Clarion University - Venango campus will hold a distinguished alumni reception on Thursday, Oct. 2 at 5 p.m. in the Robert W. Rhoades Center.
Being honored are: Distinguished Service - H.E. (Gene) and Susanne Burns; Distinguished Faculty - Dr. Gail (Fulton '66) Grejda; Distinguished Achievement - Brigadier General Peter Talleri ('79); Distinguished Volunteer - Sheryl Riesmyer; and Venango Campus Distinguished Alumna - Rhonda Steigerwald ('75).
In addition a special presentation of the President's Medallion will be made to the Honorable Fred C. McIlhattan ('70) in acknowledgement of his 40 years of public service.
"I am really surprised by the award," said Bauer. "I tried to do my best over the years and do what I though was the right thing."
Clarion became Bauer's college of choice because it was affordable. The first of his family to go to college, he enrolled shortly following his father's death with a plan to become a chemistry teacher. Bauer found his niche, become a member of the marching band and concert band, participating in intramurals, and joining TKE fraternity. Bauer joins fellow TKE member Bill Hartman ('70) as the recipient of a Distinguished Alumni Award. Hartman's award came in 2004.
"It was a very good time to be in college," he recalled. "Most of us were first generation college students and we didn't know much about college or where we were going in the future. We learned to grow up and work with people. Clarion helped us focus on a career path."
Bauer's career path was set when he realized that with a few more credits he could get a bachelor of arts degree along with a bachelor of science degree.
"Dr. Pearce made a big difference for me," said Bauer. "He encouraged me, helped me find financial aid, and took and interest in how I progressed. Dr. Ken Mechling was very encouraging too, along with Galen Ober during my student teachin, and Dr. Stanley Michalski also had a big influence on me."
His first job after graduating was with Mobil Chemical in Pittsburgh with Stoner Mudge Packaging Coatings as a chemist. After two years he moved on to Glidden Paints where he was first responsible for coil coatings, the paint on the outside of aluminum siding and steel metal buildings, before moving into sales and marketing.
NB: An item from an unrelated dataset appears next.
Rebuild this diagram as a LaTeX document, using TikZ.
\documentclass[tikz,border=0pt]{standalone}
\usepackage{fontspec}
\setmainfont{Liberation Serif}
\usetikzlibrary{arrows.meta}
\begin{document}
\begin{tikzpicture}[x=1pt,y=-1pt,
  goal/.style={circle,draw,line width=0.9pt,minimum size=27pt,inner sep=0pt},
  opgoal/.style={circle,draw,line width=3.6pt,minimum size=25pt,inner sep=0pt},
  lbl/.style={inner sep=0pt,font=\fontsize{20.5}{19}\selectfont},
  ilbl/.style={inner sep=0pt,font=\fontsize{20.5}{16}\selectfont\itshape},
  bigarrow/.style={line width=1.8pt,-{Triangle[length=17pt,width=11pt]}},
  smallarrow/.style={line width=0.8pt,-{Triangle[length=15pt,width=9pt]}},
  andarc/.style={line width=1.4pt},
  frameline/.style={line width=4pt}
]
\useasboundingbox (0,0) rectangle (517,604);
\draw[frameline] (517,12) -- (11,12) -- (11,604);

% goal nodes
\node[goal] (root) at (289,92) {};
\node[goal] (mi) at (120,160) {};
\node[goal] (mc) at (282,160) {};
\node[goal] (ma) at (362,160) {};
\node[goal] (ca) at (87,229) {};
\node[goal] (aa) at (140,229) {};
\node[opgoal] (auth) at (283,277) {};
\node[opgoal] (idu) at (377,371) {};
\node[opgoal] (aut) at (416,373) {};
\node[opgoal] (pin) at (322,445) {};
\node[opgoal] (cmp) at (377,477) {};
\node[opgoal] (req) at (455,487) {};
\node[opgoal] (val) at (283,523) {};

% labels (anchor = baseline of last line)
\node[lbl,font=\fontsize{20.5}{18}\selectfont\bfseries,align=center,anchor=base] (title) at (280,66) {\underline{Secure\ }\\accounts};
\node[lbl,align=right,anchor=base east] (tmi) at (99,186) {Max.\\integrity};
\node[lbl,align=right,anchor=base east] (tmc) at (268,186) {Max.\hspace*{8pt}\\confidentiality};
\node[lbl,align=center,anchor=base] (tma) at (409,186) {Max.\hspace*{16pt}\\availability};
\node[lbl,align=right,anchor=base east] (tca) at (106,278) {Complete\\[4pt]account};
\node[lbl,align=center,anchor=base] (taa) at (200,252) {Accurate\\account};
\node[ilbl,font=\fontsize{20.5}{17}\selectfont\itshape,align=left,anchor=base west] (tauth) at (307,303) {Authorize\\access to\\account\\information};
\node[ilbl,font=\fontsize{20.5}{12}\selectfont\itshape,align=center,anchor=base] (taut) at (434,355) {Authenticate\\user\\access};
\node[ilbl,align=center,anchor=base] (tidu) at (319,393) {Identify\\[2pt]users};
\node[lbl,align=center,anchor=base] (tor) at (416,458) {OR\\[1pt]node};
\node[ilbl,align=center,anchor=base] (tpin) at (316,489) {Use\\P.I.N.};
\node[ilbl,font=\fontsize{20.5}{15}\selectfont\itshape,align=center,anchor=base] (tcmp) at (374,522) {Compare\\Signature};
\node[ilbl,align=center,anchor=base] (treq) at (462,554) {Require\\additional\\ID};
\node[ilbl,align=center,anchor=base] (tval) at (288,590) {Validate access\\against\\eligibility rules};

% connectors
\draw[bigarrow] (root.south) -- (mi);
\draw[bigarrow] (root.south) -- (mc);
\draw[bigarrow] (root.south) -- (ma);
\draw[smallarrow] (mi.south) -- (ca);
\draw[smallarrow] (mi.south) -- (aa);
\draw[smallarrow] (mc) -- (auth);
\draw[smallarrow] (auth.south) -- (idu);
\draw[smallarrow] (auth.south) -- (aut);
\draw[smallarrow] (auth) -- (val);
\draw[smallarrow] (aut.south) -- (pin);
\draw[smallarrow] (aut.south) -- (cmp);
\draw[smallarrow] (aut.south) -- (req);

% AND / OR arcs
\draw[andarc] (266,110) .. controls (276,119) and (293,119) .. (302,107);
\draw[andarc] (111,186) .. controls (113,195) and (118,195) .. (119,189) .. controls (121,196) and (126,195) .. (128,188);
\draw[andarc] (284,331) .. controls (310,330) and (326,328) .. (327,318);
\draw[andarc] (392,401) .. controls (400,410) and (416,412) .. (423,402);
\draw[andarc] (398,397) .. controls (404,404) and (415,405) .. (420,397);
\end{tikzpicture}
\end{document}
One of his accounts in sales was Campbell's and they enticed Bauer to return to the lab as manager of organic materials and section head of can coatings. With Campbell's, Bauer designed, planned and built both Campbell's Plastic Center, a first-of-its-kind plastic packaging development laboratory, and the Campbell's Plastic Frozen Food Tray Manufacturing Facility in Modesto, Calif. He also developed the first plastic cans, the replacement for the aluminum tray used in TV dinners, and microwaveable soup bowls.
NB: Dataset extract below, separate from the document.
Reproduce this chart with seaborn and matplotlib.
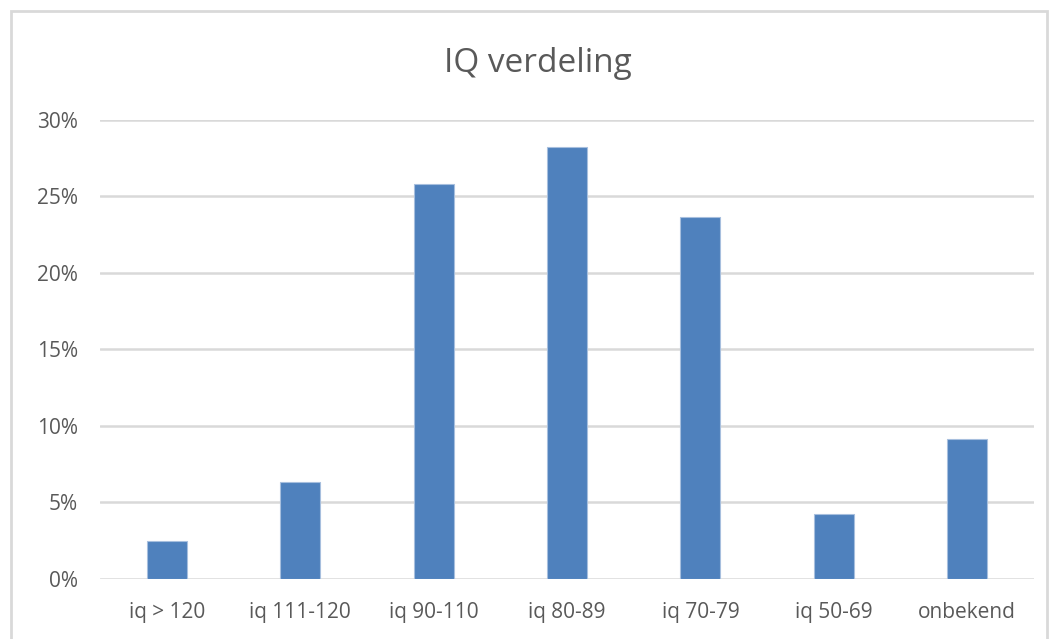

After nine years at Campbell's, Bauer joined Abbott Laboratories as Director of Package Engineering and Development in 1990 where he continued his impressive string of packaging successes, developing special plastic packaging for products such as Similac (infant formula) and Ensure (medical nutritional supplement drinks).
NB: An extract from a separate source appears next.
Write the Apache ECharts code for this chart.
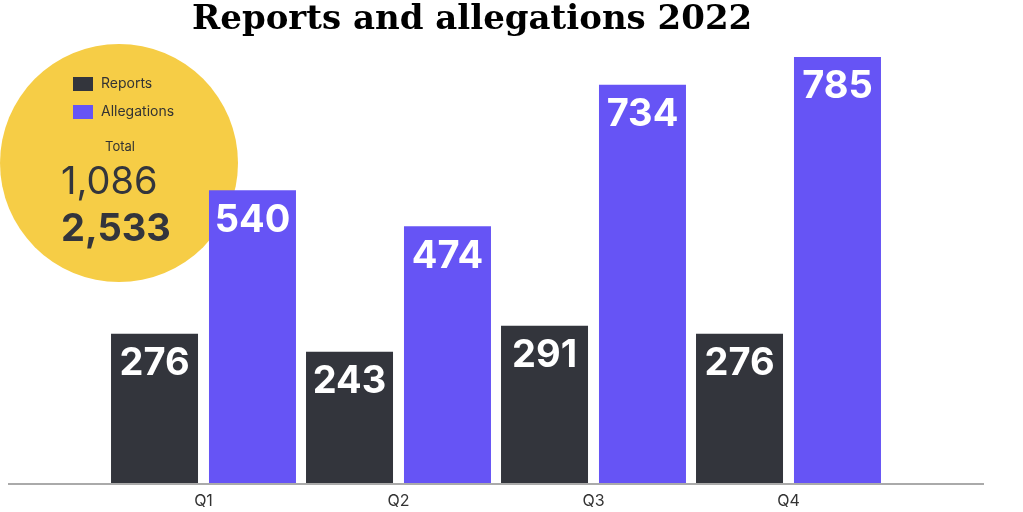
<!DOCTYPE html>
<html><head><meta charset="utf-8">
<script src="https://cdn.jsdelivr.net/npm/echarts@6/dist/echarts.min.js"></script>
<style>html,body{margin:0;padding:0;background:#fff}#c{width:1023px;height:512px}</style>
</head><body><div id="c"></div>
<script>
const categories = ['Q1', 'Q2', 'Q3', 'Q4'];
const reports = [276, 243, 291, 276];
const allegations = [540, 474, 734, 785];
const seriesNames = ['Reports', 'Allegations'];
const titleText = 'Reports and allegations 2022';
const totalLabel = 'Total';

const DARK = '#33353c';
const PURPLE = '#6654f5';
const YELLOW = '#f6cd46';
const sum = a => a.reduce((s, v) => s + v, 0);
const fmt = n => n.toLocaleString('en-US');

const chart = echarts.init(document.getElementById('c'), null, {renderer: 'canvas'});
const labelStyle = {
  show: true, position: 'insideTop', distance: 11,
  color: '#fff', fontFamily: 'Inter', fontWeight: 'bold', fontSize: 38
};
chart.setOption({
  animation: false,
  backgroundColor: '#fff',
  title: {
    text: titleText, left: 192, top: 3, padding: 0,
    textStyle: {fontFamily: 'DejaVu Serif', fontWeight: 'bold', fontSize: 34, color: '#000'}
  },
  grid: {left: 106, right: 137, top: 57, bottom: 28},
  xAxis: {
    type: 'category', data: categories,
    axisLine: {show: false}, axisTick: {show: false},
    axisLabel: {color: '#333', fontFamily: 'Inter', fontSize: 16, margin: 9}
  },
  yAxis: {type: 'value', min: 0, max: 785, show: false, splitLine: {show: false}},
  legend: {
    left: 73, top: 77, padding: 0, orient: 'vertical', itemWidth: 20, itemHeight: 14, itemGap: 14,
    icon: 'rect', textStyle: {fontFamily: 'Inter', fontSize: 14, color: '#333', padding: [0, 0, 0, 3]},
    data: seriesNames
  },
  graphic: [
    {type: 'circle', z: 0, shape: {cx: 119, cy: 163, r: 119}, style: {fill: YELLOW}, silent: true},
    {type: 'line', z: 10, shape: {x1: 8, y1: 484, x2: 984, y2: 484}, style: {stroke: '#aaaaaa', lineWidth: 2}},
    {type: 'text', z: 10, left: 105, top: 141, style: {text: totalLabel, font: '13px Inter', fill: '#333'}},
    {type: 'text', z: 10, left: 61, top: 164, style: {text: fmt(sum(reports)), font: '38px Inter', fill: '#33353c'}},
    {type: 'text', z: 10, left: 61, top: 211, style: {text: fmt(sum(allegations)), font: 'bold 38px Inter', fill: '#33353c'}}
  ],
  series: [
    {name: seriesNames[0], type: 'bar', data: reports, barWidth: 87, barGap: '12.6%',
     itemStyle: {color: DARK}, label: labelStyle, z: 5},
    {name: seriesNames[1], type: 'bar', data: allegations, barWidth: 87,
     itemStyle: {color: PURPLE}, label: labelStyle, z: 5}
  ]
});
</script></body></html>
American Home Products Corp. (known today as Wyeth) recruited Bauer in 1997 as Senior Director of Packaging Services where he managed all pharmaceutical, over-the-counter, vaccine, and biologics package development and specification at multiple sites throughout the world. He joined Bausch and Lomb Corporation in 2001 as director of global packaging where he was responsible for all medical device, pharmaceutical, and consumer packaging worldwide.
Bauer retired from Bausch and Lomb in 2006, but stays active as a consultant, lecturer, writes frequently for professional publications, and was active with St. Louis Catholic Church, Pittsford, N.Y. He and his wife, Suzy, moved to Mars, Pa., following his retirement.
"It is nice to be back in Pennsylvania around family and friends," he said. "I feel very fortunate in looking back at my career. I received a good education from Clarion University."